Chimborazo, Ecuador

Volcán Chimborazo. The highest summit in Ecuador and the earth’s closest point to the sun. Called ‘Taita’ (Father) by indigenous people in the area, Volcán Chimborazo (6310m) is the country’s tallest mountain, a hulking giant topped by a massive glacier. Because of Planet Earth’s equatorial bulge, Chimborazo is both the furthest point from the center of the earth and the closest terrestrial point to the stars.

Along with its smaller, craggier companion Volcán Carihuairazo (5020m) to the northeast, and the Río Mocha valley that connects them, Chimborazo makes up a remote, even desolate, area populated by only a few indigenous communities.

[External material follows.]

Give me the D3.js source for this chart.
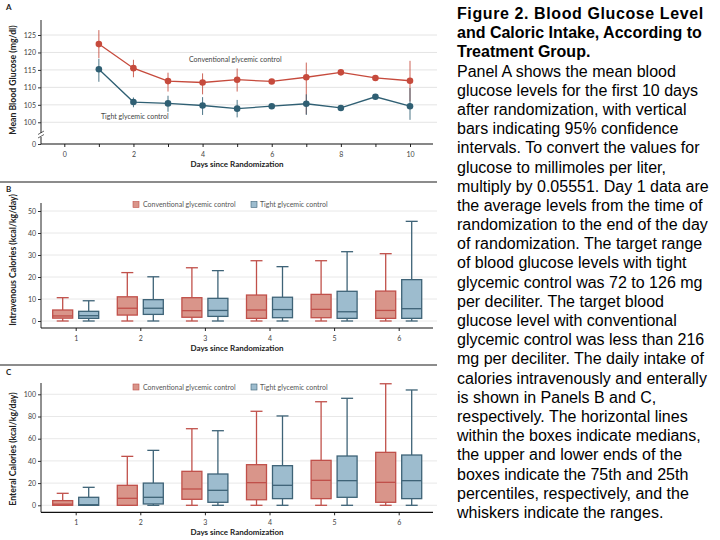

The western side of Chimborazo is called the arenal (arena means ‘sand’) and is so arid that some people compare it to the Altiplano of Bolivia

Chimborazo and Carihuairazo are both within the Reserva de Producción Faunística Chimborazo. It is called a ‘fauna-production reserve’ because it is home to hundreds of vicuña (a wild relative of the llama). Once hunted to extinction in Ecuador, they were imported from Chile and Bolivia in the 1980s. Now prospering, it’s easy to catch their elegant silhouettes in the mist on the bus ride between Guaranda and Riobamba, and you’ll surely see them poking around if you explore the park.

Climbing Chimborazo or Carihuairazo is an adventure only for well-acclimatized, experienced mountaineers with snow- and ice-climbing gear (contact the guides in Riobamba or Quito). From Riobamba, you can organize a day-trip that takes you to Chimborazo’s Refugio Whymper at 5000m in a day. Temperatures can drop well below freezing at night. July to September, as well as December, are the driest (but coldest) times in this region.